Modeling Gas Costs and Transaction Patterns in DeFi Ecosystems
Introduction
Decentralized finance has grown into a complex ecosystem where users interact with smart contracts, liquidity pools, and automated market makers.
Every on chain activity consumes computational resources that the Ethereum Virtual Machine charges as gas.
Understanding how gas costs fluctuate and how transaction flows evolve is essential for traders, liquidity providers, protocol designers, and regulators.
This article explores the key concepts behind gas modelling, presents practical metrics, and outlines analytical techniques that allow stakeholders to anticipate costs, detect anomalies, and optimise performance.
Gas Fundamentals in a Block Chain Setting
Gas is a unit that measures the amount of computation required for a transaction or smart contract call.
The price per gas unit is set by the transaction sender and can vary with network demand.
When a transaction is added to a block, the total gas used is capped by the block gas limit.
The final cost a user pays is the product of gas used and gas price, typically quoted in gwei.
Key variables:
- Base fee – a mandatory fee that grows with congestion.

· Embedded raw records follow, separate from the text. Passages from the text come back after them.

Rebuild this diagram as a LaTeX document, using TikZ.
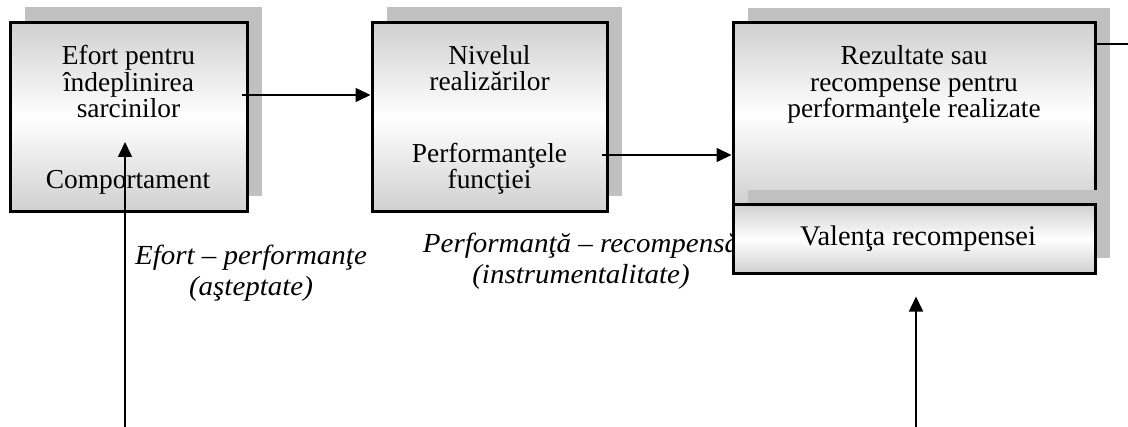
\documentclass[tikz,border=0pt]{standalone}
\usepackage{fontspec}
\setmainfont{Liberation Serif}
\newfontfamily\capfont{Liberation Serif}[FakeStretch=1.05]
\usetikzlibrary{shadows,arrows.meta}
\definecolor{boxgray}{RGB}{208,208,208}
\definecolor{shadowgray}{RGB}{192,192,192}
\begin{document}
\begin{tikzpicture}[x=0.5pt,y=-0.5pt,
  box/.style={draw=black, line width=1.5pt, rectangle, inner sep=0pt,
    top color=boxgray, bottom color=boxgray, middle color=white,
    general shadow={fill=shadowgray, shadow xshift=7.5pt, shadow yshift=7.5pt}},
  txt/.style={font={\fontsize{13.7pt}{13.25pt}\selectfont}, align=center, inner sep=0pt},
  lbl/.style={font={\capfont\itshape\fontsize{13.8pt}{15.5pt}\selectfont}, align=center, inner sep=0pt},
  arr/.style={line width=0.8pt, -{Triangle[length=7.5pt,width=7pt]}},
  link/.style={line width=0.8pt}]
\useasboundingbox (0,0) rectangle (1128,427);

% italic captions between the stages
\node[lbl] (l1) at (251,273) {Efort – performanţe\\(aşteptate)};
\node[lbl] (l2) at (581,261) {Performanţă – recompensă\\(instrumentalitate)};

% the stage boxes
\node[box, minimum width=118.5pt, minimum height=94.5pt] (b1) at (128.5,117) {};
\node[box, minimum width=117.5pt, minimum height=94.5pt] (b2) at (489.5,117) {};
\node[box, minimum width=181pt, minimum height=91pt] (b3) at (914,114) {};
\node[box, minimum width=181pt, minimum height=34pt] (b4) at (914,239) {};

% box texts
\node[txt] (t1) at (128.5,81.5) {Efort pentru\\îndeplinirea\\sarcinilor};
\node[txt] (t2) at (128,182.5) {Comportament};
\node[txt] (t3) at (489.5,68) {Nivelul\\realizărilor};
\node[txt] (t4) at (489.5,169) {Performanţele\\funcţiei};
\node[txt] (t5) at (914,84.5) {Rezultate sau\\recompense pentru\\performanţele realizate};
\node[txt, font={\fontsize{14.2pt}{14.5pt}\selectfont}] (t6) at (918,239) {Valenţa recompensei};

% connectors
\path ([shift={(-3.5pt,11pt)}]b1.east) coordinate (a1s);
\draw[arr] (a1s) -- (a1s -| b2.west);
\path ([shift={(-3.5pt,-19pt)}]b2.east) coordinate (a2s);
\draw[arr] (a2s) -- (a2s -| b3.west);

\coordinate (f1) at (125,427);
\path ([yshift=-12.5pt]b1.center) coordinate (a3e);
\draw[arr] (f1) -- (f1 |- a3e);

\coordinate (f2) at (916,427);
\path ([yshift=-11pt]b4.south) coordinate (a4e);
\draw[arr] (f2) -- (f2 |- a4e);

\coordinate (f3) at (1128,44);
\draw[link] (b3.east |- f3) -- (f3);
\end{tikzpicture}
\end{document}
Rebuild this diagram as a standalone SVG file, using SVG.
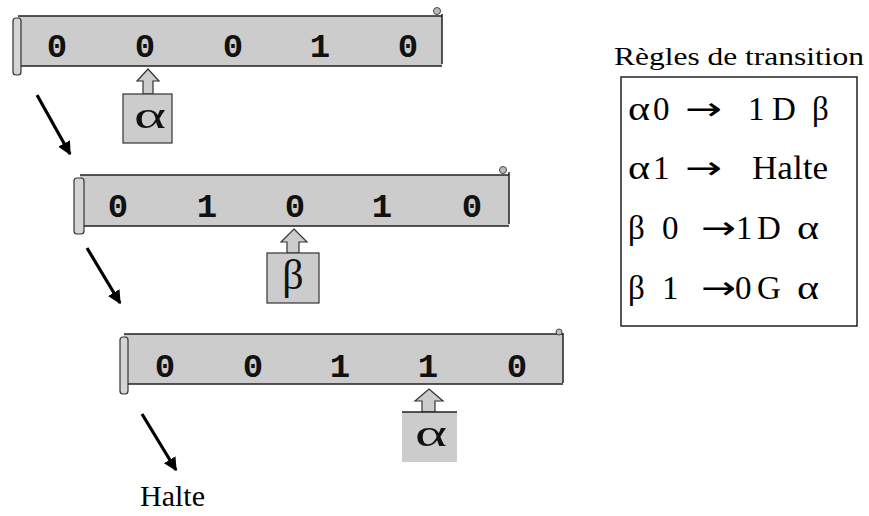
<svg xmlns="http://www.w3.org/2000/svg" width="869" height="516" viewBox="0 0 869 516">
<defs>
<style>
.tape{fill:#cccccc;stroke:none}
.edge{stroke:#222;stroke-width:1.5;fill:none}
.roll{fill:#d4d4d4;stroke:#333;stroke-width:1.2}
.knob{fill:#bbb;stroke:#444;stroke-width:1}
.dig{font-family:"Liberation Mono",monospace;font-weight:bold;font-size:34px;fill:#111;text-anchor:middle}
.head{fill:#cccccc;stroke:#333;stroke-width:1.2}
.greek{font-family:"Liberation Serif",serif;font-size:38px;fill:#111;text-anchor:middle}
.rule{font-family:"Liberation Serif",serif;font-size:33px;fill:#000}
.arr{font-family:"DejaVu Sans",sans-serif;font-size:32px;fill:#000}
.conn{stroke:#000;stroke-width:3.2;fill:none}
</style>
<marker id="ah" viewBox="0 0 10 10" refX="9" refY="5" markerWidth="4.2" markerHeight="4.2" orient="auto" markerUnits="strokeWidth">
<path d="M0,0 L10,5 L0,10 z" fill="#000"/>
</marker>
</defs>
<rect width="869" height="516" fill="#fff"/>

<g id="tape1">
<rect class="tape" x="18" y="16" width="424" height="50"/>
<path class="edge" d="M18,16 H442 M18,66 H442 M442,14 V64"/>
<rect class="roll" x="13" y="18" width="8" height="57" rx="3"/>
<circle class="knob" cx="437" cy="11" r="3.5"/>
<text class="dig" x="57" y="57">0</text>
<text class="dig" x="145" y="57">0</text>
<text class="dig" x="233" y="57">0</text>
<text class="dig" x="320" y="57">1</text>
<text class="dig" x="408" y="57">0</text>
</g>
<g id="head1">
<path class="head" d="M148,69 L159,81 L153,81 L153,94 L143,94 L143,81 L137,81 Z"/>
<rect class="head" x="123" y="94" width="49" height="49"/>
<text class="greek" x="150" y="128" textLength="32" lengthAdjust="spacingAndGlyphs">α</text>
</g>

<g id="tape2">
<rect class="tape" x="80" y="175" width="429" height="51"/>
<path class="edge" d="M80,175 H509 M80,226 H509 M509,172 V224"/>
<rect class="roll" x="74" y="178" width="10" height="56" rx="3"/>
<circle class="knob" cx="503" cy="170" r="3.5"/>
<text class="dig" x="118" y="217">0</text>
<text class="dig" x="207" y="217">1</text>
<text class="dig" x="295" y="217">0</text>
<text class="dig" x="382" y="217">1</text>
<text class="dig" x="472" y="217">0</text>
</g>
<g id="head2">
<path class="head" d="M294,229 L307,242 L299,242 L299,253 L287,253 L287,242 L281,242 Z"/>
<rect class="head" x="267" y="253" width="52" height="50"/>
<text class="greek" x="293" y="289" style="font-size:42px">β</text>
</g>

<g id="tape3">
<rect class="tape" x="124" y="334" width="439" height="50"/>
<path class="edge" d="M124,334 H563 M124,384 H563 M563,333 V383"/>
<rect class="roll" x="120" y="337" width="8" height="57" rx="3"/>
<circle class="knob" cx="559" cy="332" r="3"/>
<text class="dig" x="165" y="377">0</text>
<text class="dig" x="253" y="377">0</text>
<text class="dig" x="340" y="377">1</text>
<text class="dig" x="428" y="377">1</text>
<text class="dig" x="517" y="377">0</text>
</g>
<g id="head3">
<path class="head" d="M429,389 L443,401 L435,401 L435,412 L422,412 L422,401 L415,401 Z"/>
<rect x="402" y="412" width="55" height="50" fill="#cccccc"/>
<path class="edge" d="M402,412 H457"/>
<text class="greek" x="431" y="446" textLength="32" lengthAdjust="spacingAndGlyphs">α</text>
</g>

<g id="halte">
<text class="rule" x="140" y="506" style="font-size:30px">Halte</text>
</g>

<g id="rules">
<text class="rule" x="614" y="65" style="font-size:26px" textLength="250" lengthAdjust="spacingAndGlyphs">Règles de transition</text>
<rect x="621" y="77" width="236" height="249" fill="none" stroke="#222" stroke-width="1.5"/>
<text class="rule" x="628" y="120" textLength="22" lengthAdjust="spacingAndGlyphs">α</text><text class="rule" x="653" y="120">0</text><text class="arr" x="685" y="120" textLength="37" lengthAdjust="spacingAndGlyphs">→</text><text class="rule" x="748" y="120">1</text><text class="rule" x="772" y="120">D</text><text class="rule" x="812" y="120">β</text>
<text class="rule" x="628" y="179" textLength="22" lengthAdjust="spacingAndGlyphs">α</text><text class="rule" x="653" y="179">1</text><text class="arr" x="685" y="179" textLength="37" lengthAdjust="spacingAndGlyphs">→</text><text class="rule" x="752" y="179" textLength="76" lengthAdjust="spacingAndGlyphs">Halte</text>
<text class="rule" x="628" y="239">β</text><text class="rule" x="662" y="239">0</text><text class="arr" x="701" y="239" textLength="35" lengthAdjust="spacingAndGlyphs">→</text><text class="rule" x="736" y="239">1</text><text class="rule" x="757" y="239">D</text><text class="rule" x="797" y="239" textLength="22" lengthAdjust="spacingAndGlyphs">α</text>
<text class="rule" x="628" y="299">β</text><text class="rule" x="662" y="299">1</text><text class="arr" x="701" y="299" textLength="35" lengthAdjust="spacingAndGlyphs">→</text><text class="rule" x="735" y="299">0</text><text class="rule" x="757" y="299">G</text><text class="rule" x="797" y="299" textLength="22" lengthAdjust="spacingAndGlyphs">α</text>
</g>

<g id="connectors">
<line class="conn" x1="37" y1="95" x2="70" y2="154" marker-end="url(#ah)"/>
<line class="conn" x1="87" y1="248" x2="120" y2="303" marker-end="url(#ah)"/>
<line class="conn" x1="142" y1="414" x2="176" y2="470" marker-end="url(#ah)"/>
</g>
</svg>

- Priority fee – a tip to miners for ordering preference.
- Effective gas price – sum of base fee and priority fee.
Because these variables shift with every block, a static estimate of cost quickly becomes obsolete.
A robust model must capture both the deterministic part of a transaction’s gas usage and the stochastic part introduced by network dynamics.
Transaction Flow in DeFi Protocols
On chain, DeFi transactions follow a well‑defined pattern that can be captured in a directed graph:
- User transaction – a call to a protocol entry point (e.g., deposit, swap, harvest).
- Internal calls – nested calls to other contracts such as price oracles or liquidity pools.
- State updates – changes in balances, reserves, or token supplies.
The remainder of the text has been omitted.